PDA

View Full Version : Junk bond rates


08-18-2001, 06:06 PM
historically, junk has returned more vis a vis risk / return than any asset class. Now junk took a little "bath" over the f**ed up telecom industry and Argentina crisis. It has yields around 13% and risk is not that bad if spread around in a good fund. The historical volatility is 17% for the SP and the yield around %19 the junk has yield 14 with volatility of 7-8 percent. You see my point ???

08-19-2001, 09:45 AM
What "history" of the S&P 500 gives you a yield of 19%? What years? That's just way too high to be a truly "historical" figure.


Better be careful when using "volatility" (I guess you mean annual standard deviation of total return) as a measure of risk when dealing with junk. The risk that can really hurt you is default risk, and these bonds go upside down a whole lot more that better paper does.

08-20-2001, 01:06 AM
I think one of his points is that you can manage the risk via a junk bond fund by providing diversification. However, I'm not sure that junk bond funds flucuate less than the S&P 500 though.

08-20-2001, 09:11 PM
This is definitely not the environment to be buying high yields....risk/reward out of whack.

08-21-2001, 01:04 AM
I double checked my figues. research by Leah and Franco Modigliani (Nobel laureate)

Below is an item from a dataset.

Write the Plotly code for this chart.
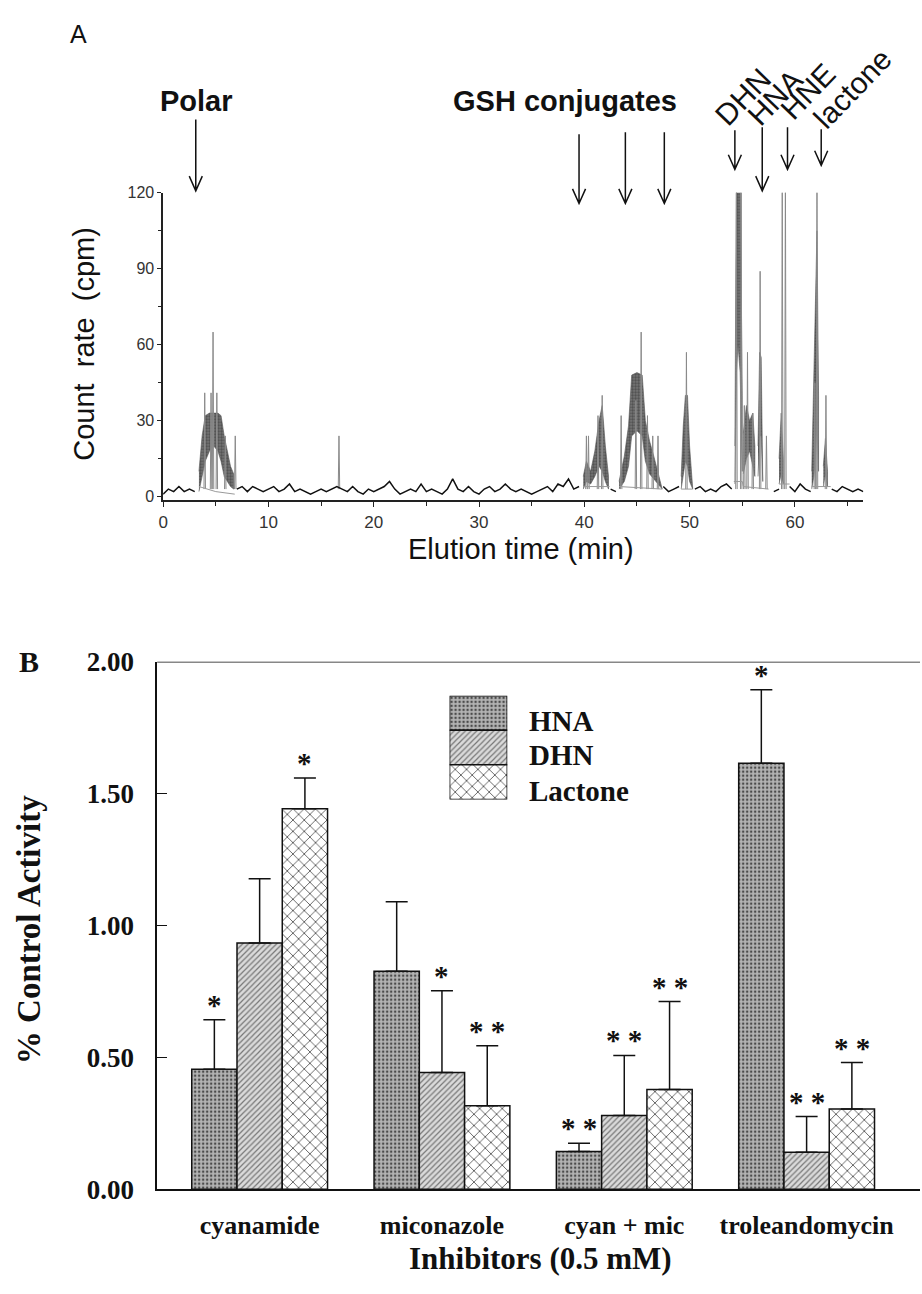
import plotly.graph_objects as go

W, H = 922, 1294

# ---------------- Panel A data (radio-HPLC chromatogram) ----------------
base_t = [0.0, 0.5, 1.0, 1.5, 2.0, 2.5, 3.0, 3.5, 4.0, 4.5,
          5.0, 5.5, 6.0, 6.5, 7.0, 7.5, 8.0, 8.5, 9.0, 9.5,
          10.0, 10.5, 11.0, 11.5, 12.0, 12.5, 13.0, 13.5, 14.0, 14.5,
          15.0, 15.5, 16.0, 16.5, 17.0, 17.5, 18.0, 18.5, 19.0, 19.5,
          20.0, 20.5, 21.0, 21.5, 22.0, 22.5, 23.0, 23.5, 24.0, 24.5,
          25.0, 25.5, 26.0, 26.5, 27.0, 27.5, 28.0, 28.5, 29.0, 29.5,
          30.0, 30.5, 31.0, 31.5, 32.0, 32.5, 33.0, 33.5, 34.0, 34.5,
          35.0, 35.5, 36.0, 36.5, 37.0, 37.5, 38.0, 38.5, 39.0, 39.5,
          40.0, 40.5, 41.0, 41.5, 42.0, 42.5, 43.0, 43.5, 44.0, 44.5,
          45.0, 45.5, 46.0, 46.5, 47.0, 47.5, 48.0, 48.5, 49.0, 49.5,
          50.0, 50.5, 51.0, 51.5, 52.0, 52.5, 53.0, 53.5, 54.0, 54.5,
          55.0, 55.5, 56.0, 56.5, 57.0, 57.5, 58.0, 58.5, 59.0, 59.5,
          60.0, 60.5, 61.0, 61.5, 62.0, 62.5, 63.0, 63.5, 64.0, 64.5,
          65.0, 65.5, 66.0, 66.5]
base_cpm = [1, 3, 2, 4, 2, 3, 2, None, None, None,
            None, None, None, None, 3, 4, 2, 4, 3, 2,
            3, 4, 2, 3, 5, 2, 3, 2, 1, 2,
            3, 2, 3, 4, 3, 2, 4, 2, 1, 3,
            2, 3, 4, 6, 3, 1, 2, 3, 2, 5,
            2, 3, 2, 1, 3, 7, 3, 2, 4, 2,
            1, 3, 4, 2, 3, 5, 3, 2, 3, 2,
            1, 2, 3, 4, 2, 5, 4, 7, 3, 4,
            None, None, None, None, None, 3, 2, None, None, None,
            None, None, None, None, None, 4, 2, 3, 4, None,
            None, 3, 4, 2, 3, 2, 4, 5, 3, None,
            None, None, None, None, None, None, 2, 3, None, 4,
            2, 5, 3, 2, None, None, None, 3, 2, 4,
            3, 2, 3, 2]

# narrow spikes (retention time, cpm)
spike_t = [3.95, 4.55, 4.74, 5.1, 5.9, 6.85, 16.7, 40.2, 40.4, 41.3, 41.7, 43.5,
           44.9, 45.4, 46.0, 46.5, 47.0, 49.7, 54.45, 54.9, 55.2, 55.5, 56.0,
           56.7, 57.3, 58.8, 59.1, 61.9, 62.1, 62.95]
spike_cpm = [41, 41, 65, 41, 24, 24, 24, 24, 24, 32, 40, 32,
             38, 65, 32, 24, 24, 57, 130, 130, 36, 57, 33,
             89, 24, 130, 130, 45, 130, 40]

# dense (overlaid) peak bands: time, lower edge, upper edge
band_t = [[3.4, 3.7, 4.0, 4.4, 4.8, 5.2, 5.5, 5.8, 6.1, 6.4, 6.7],
          [39.9, 40.2, 40.6, 41.0, 41.4, 41.7, 42.0, 42.3],
          [43.3, 43.8, 44.2, 44.5, 45.0, 45.5, 45.8, 46.2, 46.6, 47.0, 47.4],
          [49.2, 49.4, 49.6, 49.8, 50.0, 50.3],
          [54.3, 54.45, 54.6, 54.8, 55.0],
          [55.1, 55.4, 55.7, 56.0, 56.2],
          [56.5, 56.65, 56.8, 56.95],
          [58.5, 58.7, 58.9],
          [61.6, 61.8, 61.95, 62.1, 62.25],
          [62.7, 62.9, 63.1]]
band_lo = [[2, 8, 14, 18, 20, 18, 14, 8, 6, 4, 3],
           [3, 6, 5, 8, 12, 10, 6, 3],
           [3, 6, 12, 24, 26, 24, 14, 9, 7, 5, 3],
           [3, 8, 14, 12, 6, 3],
           [5, 49, 60, 49, 10],
           [9, 15, 18, 12, 8],
           [8, 24, 24, 6],
           [5, 9, 5],
           [3, 8, 15, 30, 10],
           [4, 9, 4]]
band_hi = [[10, 24, 32, 33, 33, 33, 32, 24, 18, 12, 9],
           [8, 14, 10, 18, 30, 36, 20, 8],
           [6, 16, 28, 48, 49, 48, 30, 22, 16, 10, 4],
           [8, 28, 40, 40, 20, 5],
           [20, 130, 130, 130, 40],
           [25, 36, 30, 33, 20],
           [20, 57, 55, 15],
           [15, 33, 15],
           [10, 51, 70, 105, 40],
           [12, 23, 10]]

# faint inner baseline under the peaks
inner_t = [3.4, 5.0, 6.8, None, 39.9, 42.4, None, 43.3, 47.4, None, 49.2, 50.3, None,
           54.2, 55.0, 55.1, 57.5, None, 58.5, 59.5, None, 61.6, 63.4]
inner_cpm = [4, 2, 1, None, 4, 4, None, 4, 3, None, 3, 3, None,
             6, 6, 4, 3, None, 5, 5, None, 4, 4]

# peak markers (arrows) and their labels
arrow_t = [3.1, 39.5, 43.9, 47.6, 54.3, 56.9, 59.3, 62.5]
arrow_top_px = [107, 122, 120, 120, 118, 115, 115, 117]
arrow_bot_px = [180, 193, 193, 193, 158, 180, 158, 154]
peak_names = ["DHN", "HNA", "HNE", "lactone"]
peak_name_px = [(742, 83), (774, 84), (807, 78), (852, 75)]

# ---------------- Panel B data ----------------
inhibitors = ["cyanamide", "miconazole", "cyan + mic", "troleandomycin"]
hna = [0.455, 0.826, 0.143, 1.615]
hna_err = [0.187, 0.264, 0.031, 0.278]
dhn = [0.933, 0.442, 0.279, 0.140]
dhn_err = [0.244, 0.310, 0.228, 0.135]
lactone = [1.442, 0.316, 0.378, 0.304]
lactone_err = [0.117, 0.228, 0.333, 0.176]
sig_hna = ["*", "", "* *", "*"]
sig_dhn = ["", "*", "* *", "* *"]
sig_lactone = ["*", "* *", "* *", "* *"]
y_ticks_b = [0, 0.5, 1.0, 1.5, 2.0]
y_ticktext_b = ["0.00", "0.50", "1.00", "1.50", "2.00"]


def px_x(p):
    return p / W


def px_y(p):
    return 1 - p / H


SANS = "Liberation Sans, Arial, sans-serif"
SERIF = "Liberation Serif, Times New Roman, serif"

fig = go.Figure()

# ---- panel A traces ----
for t, lo, hi in zip(band_t, band_lo, band_hi):
    fig.add_trace(go.Scatter(
        x=t + t[::-1], y=hi + lo[::-1], mode="lines", fill="toself",
        fillcolor="#555555", line=dict(color="#555555", width=0.6),
        fillpattern=dict(shape=".", fgcolor="#222222", bgcolor="#7a7a7a", size=3, solidity=0.5),
        xaxis="x", yaxis="y", hoverinfo="skip"))

sx, sy = [], []
for t, h in zip(spike_t, spike_cpm):
    sx += [t - 0.07, t, t + 0.07, None]
    sy += [3, h, 3, None]
fig.add_trace(go.Scatter(x=sx, y=sy, mode="lines", line=dict(color="#8a8a8a", width=1),
                         xaxis="x", yaxis="y", hoverinfo="skip"))
fig.add_trace(go.Scatter(x=inner_t, y=inner_cpm, mode="lines", line=dict(color="#9a9a9a", width=1),
                         xaxis="x", yaxis="y", hoverinfo="skip"))
fig.add_trace(go.Scatter(x=base_t, y=base_cpm, mode="lines", line=dict(color="#111111", width=1.5),
                         xaxis="x", yaxis="y", hoverinfo="skip"))

# ---- panel B bars ----
bargap = 0.255
bar_w = (1 - bargap) / 3
xs = list(range(len(inhibitors)))
series = [
    (hna, hna_err, dict(shape=".", fgcolor="#4a4a4a", bgcolor="#b4b4b4", size=4, solidity=0.3), sig_hna),
    (dhn, dhn_err, dict(shape="/", fgcolor="#777777", bgcolor="#dadada", size=4, solidity=0.3), sig_dhn),
    (lactone, lactone_err, dict(shape="x", fgcolor="#222222", bgcolor="#ffffff", size=8, solidity=0.16), sig_lactone),
]
for k, (vals, errs, pat, sig) in enumerate(series):
    fig.add_trace(go.Bar(
        x=xs, y=vals, xaxis="x2", yaxis="y2",
        marker=dict(color=pat["bgcolor"], pattern=dict(fillmode="replace", **pat),
                    line=dict(color="#111111", width=1.5)),
        error_y=dict(type="data", symmetric=False, array=errs, arrayminus=[0] * len(errs),
                     color="#111111", thickness=1.5, width=11),
        hoverinfo="skip"))
    for i, (v, e, s) in enumerate(zip(vals, errs, sig)):
        if s:
            fig.add_annotation(x=i + (k - 1) * bar_w, y=v + e, xref="x2", yref="y2",
                               text=s, showarrow=False, yanchor="bottom", yshift=-3,
                               font=dict(family=SERIF, size=29, color="#111111", weight="bold"))

# ---- legend swatches (panel B) ----
for k, (vals, errs, pat, sig) in enumerate(series):
    fig.add_trace(go.Bar(
        x=[0], y=[1], base=[2 - k], width=1, offsetgroup="leg", xaxis="x3", yaxis="y3",
        marker=dict(color=pat["bgcolor"], pattern=dict(fillmode="replace", **pat),
                    line=dict(color="#111111", width=1.5)),
        hoverinfo="skip"))
legend_names = ["HNA", "DHN", "Lactone"]
legend_py = [723, 758, 794]
for name, py in zip(legend_names, legend_py):
    fig.add_annotation(x=px_x(525), y=px_y(py), xref="paper", yref="paper", text=name,
                       showarrow=False, xanchor="left", yanchor="middle",
                       font=dict(family=SERIF, size=29, color="#111111", weight="bold"))

# ---- arrows (panel A) ----
hw = 0.62
hh = 15 / H
for t, top, bot in zip(arrow_t, arrow_top_px, arrow_bot_px):
    yt, yb = px_y(top), px_y(bot)
    fig.add_shape(type="path", xref="x", yref="paper",
                  path=f"M {t},{yt} L {t},{yb} M {t - hw},{yb + hh} L {t},{yb} L {t + hw},{yb + hh}",
                  line=dict(color="#111111", width=1.5))

for name, (cx, cy) in zip(peak_names, peak_name_px):
    fig.add_annotation(x=px_x(cx), y=px_y(cy), xref="paper", yref="paper", text=name,
                       showarrow=False, textangle=-46, xanchor="center", yanchor="middle",
                       font=dict(family=SANS, size=30, color="#111111"))

texts = [
    ("A", 74, 19, dict(family=SANS, size=25, color="#111111"), 0),
    ("Polar", 193, 88, dict(family=SANS, size=29, color="#111111", weight="bold"), 0),
    ("GSH conjugates", 563, 88, dict(family=SANS, size=29, color="#111111", weight="bold"), 0),
    ("Count  rate  (cpm)", 80, 337, dict(family=SANS, size=29, color="#111111"), -90),
    ("Elution time (min)", 519, 547, dict(family=SANS, size=29, color="#111111"), 0),
    ("B", 24, 662, dict(family=SERIF, size=30, color="#111111", weight="bold"), 0),
    ("% Control Activity", 24, 936, dict(family=SERIF, size=33, color="#111111", weight="bold"), -90),
    ("Inhibitors (0.5 mM)", 538, 1273, dict(family=SERIF, size=31, color="#111111", weight="bold"), 0),
]
for txt, cx, cy, f, ang in texts:
    fig.add_annotation(x=px_x(cx), y=px_y(cy), xref="paper", yref="paper", text=txt,
                       showarrow=False, textangle=ang, xanchor="center", yanchor="middle", font=f)

# top frame line of panel B
fig.add_shape(type="line", xref="x2 domain", yref="y2", x0=0, x1=1, y0=2, y1=2,
              line=dict(color="#111111", width=1.5))

fig.update_layout(
    width=W, height=H, margin=dict(l=0, r=0, t=0, b=0),
    paper_bgcolor="white", plot_bgcolor="white", showlegend=False,
    barmode="group", bargap=bargap, bargroupgap=0,
    xaxis=dict(domain=[px_x(159), px_x(863)], anchor="y", range=[0, 66.5],
               tick0=0, dtick=10, showline=True, linecolor="#222222", linewidth=1.5,
               ticks="outside", ticklen=5, tickcolor="#222222", tickwidth=1,
               minor=dict(tick0=0, dtick=5, ticks="outside", ticklen=4, tickcolor="#222222"),
               tickfont=dict(family=SANS, size=17, color="#333333"),
               showgrid=False, zeroline=False),
    yaxis=dict(domain=[px_y(497), px_y(182)], anchor="x", range=[-1.5, 120],
               tick0=0, dtick=30, showline=True, linecolor="#222222", linewidth=1.5,
               ticks="outside", ticklen=4, tickcolor="#222222",
               minor=dict(tick0=0, dtick=15, ticks="outside", ticklen=3, tickcolor="#222222"),
               tickfont=dict(family=SANS, size=16, color="#333333"),
               showgrid=False, zeroline=False),
    xaxis2=dict(domain=[px_x(153), px_x(920)], anchor="y2", range=[-0.562, 3.622],
                tickmode="array", tickvals=xs, ticktext=inhibitors, ticks="",
                showline=True, linecolor="#111111", linewidth=1.5,
                tickfont=dict(family=SERIF, size=26, color="#111111", weight="bold"),
                ticklabelstandoff=12, showgrid=False, zeroline=False),
    yaxis2=dict(domain=[px_y(1202), px_y(662)], anchor="x2", range=[0, 2],
                tickmode="array", tickvals=y_ticks_b, ticktext=y_ticktext_b,
                ticks="inside", ticklen=10, tickcolor="#111111",
                showline=True, linecolor="#111111", linewidth=1.5,
                tickfont=dict(family=SERIF, size=27, color="#111111", weight="bold"),
                ticklabelstandoff=16, showgrid=False, zeroline=False),
    xaxis3=dict(domain=[px_x(447), px_x(505)], anchor="y3", range=[-0.5, 0.5], visible=False),
    yaxis3=dict(domain=[px_y(803), px_y(697)], anchor="x3", range=[0, 3], visible=False),
)

fig.write_html("out.html")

from 1980 - 1997 sp returned 17.13 percenr with volatility (annual) 17.24 same preriod junk returned 13.71, with annual volatility of 9.19 percent. For fear default you can pick agressive or lesser agressive junk. and while we have rates(discount) coming down or stay even we are fine !!!!

08-21-2001, 01:11 AM
I share your sentiment. I did well in 98 by buying shares in a junk bond fund after the Long Term Capital fiasco and the Fed eased. My thinking was that the spreads between junk and treasuries would narrow due to the lower risk of an economic downturn and financial crises. I don't think it's the time to buy them yet (which probably means you should back up the truck) but I think there will be an opportunity down the road when the economic and financial risks have moderate.

08-21-2001, 08:51 PM
I don't disagree with past statistics...I'm saying the current environment is not a good one to be buying junk.

08-22-2001, 10:24 AM
Why ? The telecom crisis was a good down shift. Strong funds have junk and above junk funds - they are superb pickers. Argentina may cause a little calamity but and I re-iterate the rates are not going up why would you not buy junk ? Or do you think you have a better place for funds ? I am just asking. As for the stock market - I buy some drug/health care and used to own energy and a little gold (yes it perked up) other than this the market is very shaky and in a down trend. hard to see any other place vis a vis risk - return. Some are looking into foreign bonds as well.

08-22-2001, 08:42 PM
I wouldn't buy junk because the economic conditions are worse than many people price in. Plus I wouldn't agree with buying any bond fund..you are paying too much for the service. Just have your money in cash because of the market.

08-22-2001, 11:15 PM
John, I don't want you to think I am arguing over this. I respect anyones opinion - money made is private whatever you do with it is your business. I just believe in long term statistics and not that bearish on the general economy (I am bearish on CA and tech economy) Between 1989-1990 the last junk crash the the average junk fund lost .48 percent in 1989 and 9.96 percent in 1990. Invesco and Vanguard feared better 4.6 - 5.8 % (1990) respectively. The nasdaq lost 60% in one year I rather have a junk bond crash.